There can’t be many people whose output piques the interest of both Gramophone and Crack magazine readers alike. Ever since the neo-classical melancholia of second solo effort The Blue Notebooks back in 2004, Max Richter has operated within a kind of Venn diagram space between alternative popular music and the avant-garde. Part of that has been down to the powerful immediacy of his melodies: whether making film soundtracks or releasing his own records, Richter’s music has invariably conveyed an emotional resonance capable of reaching just about anyone.

Yet the vast majority of new composition SLEEP will probably reach nobody at all, at least not consciously. The full work lasts eight hours and as Richter says, functions as “a personal lullaby for a frenetic world.” He’s not kidding either: the audience for the world premiere in Berlin are to literally be given beds instead of seats. Helpfully Richter is also releasing From SLEEP, a seven-song, hour-long sampler in conventional album format. Sure enough, these are lush, glacially-paced movements that continually glide in and out of focus like fragments of half- remembered dreams.
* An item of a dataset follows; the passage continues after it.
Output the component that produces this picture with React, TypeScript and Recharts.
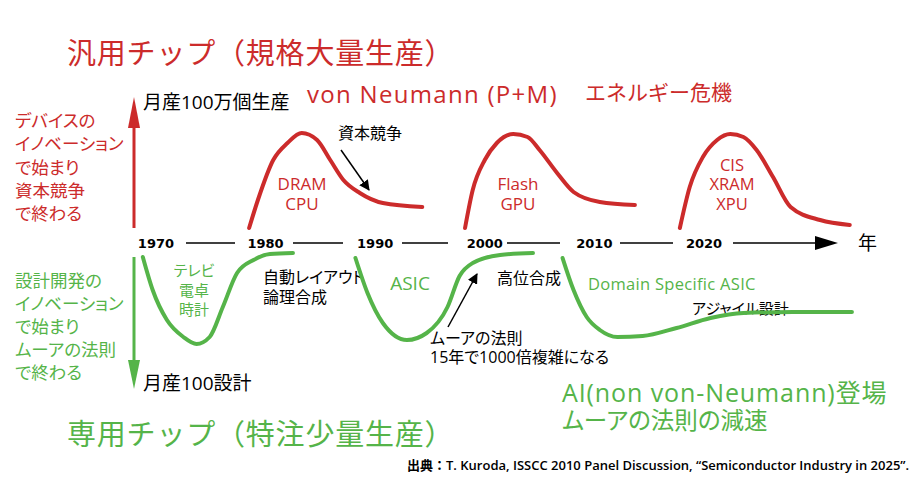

The aptly-titled Dream 3, Dream 8 and Dream 13 form the spine of the album and sound exactly as you would imagine; all delicate piano and ponder-
ous violin. Interspersed between those are snippets from two other pieces: Path and Space. The claustrophobia of the latter makes for the most arresting listening on the album but also the most unsettling, which sort of defeats the purpose here and signposts the obvious challenge with From SLEEP: as an album this doesn’t do enough to hold the attention or serve its conceptual purpose. Everybody needs a full eight hours of SLEEP.